Поэтому, едва девушка пришла, свой вектор я перевел на нее.

И остаток времени пел именно ей; смотрел только на нее, прожигал ее насквозь сербскими глазами – зная, что она не сможет проникнуть в них даже на самую малость.

Вот таким я был тогда фруктом…

А она наверняка подумала, будто я молниеносно увлекся ею и потерял голову и раскрыла свое сердце в ответ.

* * *

Конечно, она мне нравилась, как в принципе не может не нравиться нормальному мужчине девушка, заглянувшая на огонек в домашнем платье, надетом на голое тело.

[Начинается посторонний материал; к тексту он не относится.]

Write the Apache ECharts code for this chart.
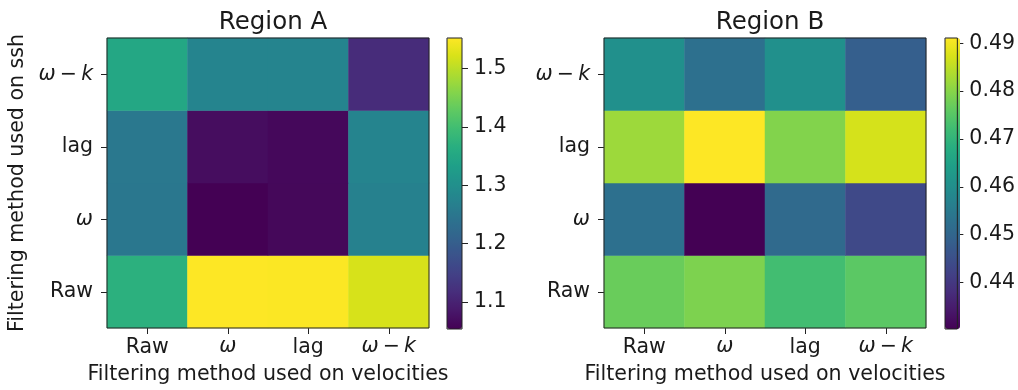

(Последний факт я определил с одного взгляда; вряд ли ей было так удобно и тепло, это было уже прямым намеком на нечто.)


Но я не шевельнул пальцем к тому, чтобы если не предотвратить, то хотя бы отсрочить ее уход после того, как мы остались наедине в моей гостиной без огней.

Ну не совсем, конечно, гостиной – но уж точно без огней; рефлектор в счет не шел, от его жаркого свечения окружающая темнота казалась лишь плотнее и недвусмысленнее.

А я допел песню и запер за девушкой дверь, потому что собрался спать.

О причинах неадекватного своего поведения я уже писал в мемуаре «Вкус помады» и повторяться не буду.

Я вообще не придал значения ее приходу.

Когда мы собирались с Толиной гитарой, к нам часто заглядывала то одна, то другая сокурсница. Порой даже Аня, которая была профессиональным музыкантом, но тем не менее тоже любила меня слушать и пару раз даже аккомпанировала на разбитом рояле в актовом зале общежития.

Но, конечно, приходу незнакомки был рад, поскольку любому нормальному мужчине петь в обществе хоть одной женщины куда приятнее, нежели в чисто мужском.